Hatasu's position was intermediate between these. Her father had left behind him two sons, as well as a daughter; and the elder of these, according to Egyptian law, succeeded him. He reigned as Thothmes-nefer-shau, and is known to moderns as Thothmes the Second. He was, however, a mere youth, of a weak and amiable temper; while Hatasu, his senior by some years, was a woman of great energy and of a masculine mind, clever, enterprizing, vindictive, and unscrupulous. The contrast of their portrait busts is remarkable, and gives a fair indication of the character of each of them. Thothmes has the appearance of a soft and yielding boy: he has a languishing eye, a short upper lip, a sensuous mouth and chin. Hatasu looks the Amazon: she holds her head erect, has a bold aquiline nose, a firmly-set mouth, and a chin that projects considerably, giving her an indescribable air of vigour and resolution.

The effect is increased, no doubt, by her having attached to it the male appendage of an artificial beard; but even apart from this, her face would be a strong one, expressive of firmness, pride, and decision. It is thought that she contracted a marriage with her brother, such unions being admissible by the Egyptian marriage law, and not infrequent among the Pharaohs, whether of the earlier or the later dynasties. In any case, it is certain that she took the direction of affairs under his reign, reducing him to a cipher, and making her influence paramount in every department of the government.

[Ill.u.s.tration: HEAD OF THOTHMES II.]

[Ill.u.s.tration: HEAD OF HATASU.]

At this period of her life the ambition of Queen Hatasu was to hand her name down to posterity as a constructor of buildings. She made many additions to the old temple of Ammon at Karnak; and she also built at Medinet Abou, in the vicinity of Thebes, a temple of a more elaborate character than any that had preceded it, the remains of which are still standing, and have attracted much attention from architects. Egyptian temple-architecture is here seen tentatively making almost its first advances from the simple cell of Usurtasen I. towards that richness of complication and multiplicity of parts which it ultimately reached.

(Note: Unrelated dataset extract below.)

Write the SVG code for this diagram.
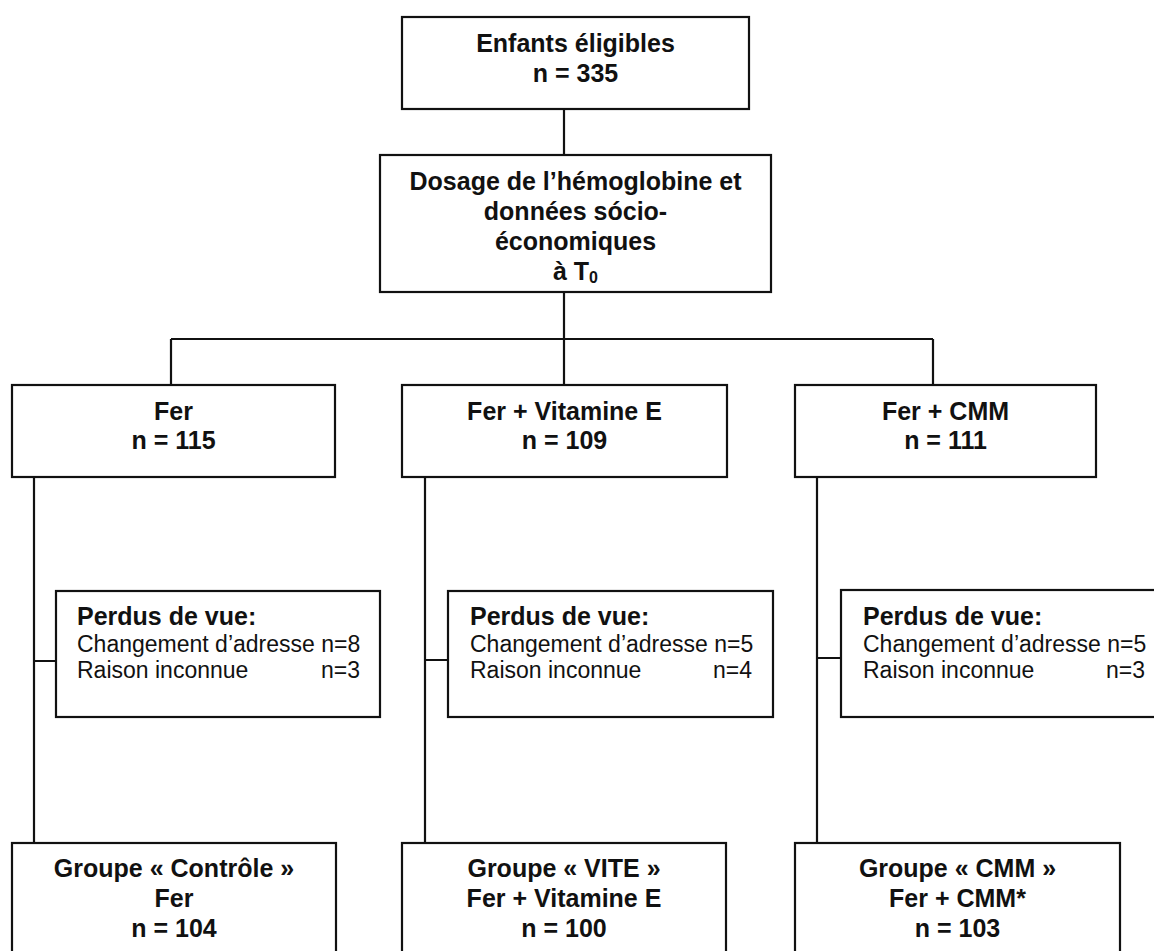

Pylons, courts, corridors supported by columns, pillared apartments, meet us here in their earliest germ; while there are also indications of constructive weakness, which show that the builders were aspiring to go beyond previous models. The temple is cruciform in shape, but the two arms of the cross are unequal. In front, two pylons of moderate dimensions, not exceeding twenty-four feet in height, and built with the usual sloping sides and strongly projecting cornice, guarded a doorway which gave entrance into a court, sixty feet long by thirty broad. At the further end of the court stood a porch, thirty feet long and nine deep, supported by four square stone piers, emplaced at equal distances.

The porch led into the cell, a long, narrow chamber of extreme plainness, about twenty-five feet long by nine wide, with a doorway at either end. At either side of the cell were corridors, supported, like the porch, by square piers, and roofed in by blocks of stone from nine to ten feet long. These blocks have in some instances shown signs of giving way; and, to counteract the tendency, octagonal pillars have been introduced at the weak points, without regard to exact regularity or correspondence. Behind the cell are chambers for the officiating priests, which are six in number, and on either side of the porch are also chambers, forming the arms of the cross, but of unequal dimensions. That on the left is nearly square, about fifteen feet by twelve; that on the right is oblong, twenty-seven feet by fifteen, and has needed the support of two pillars internally, which seem, however, to have been part of the original design. This chamber is open towards the north-east, terminating in a porch of three square piers.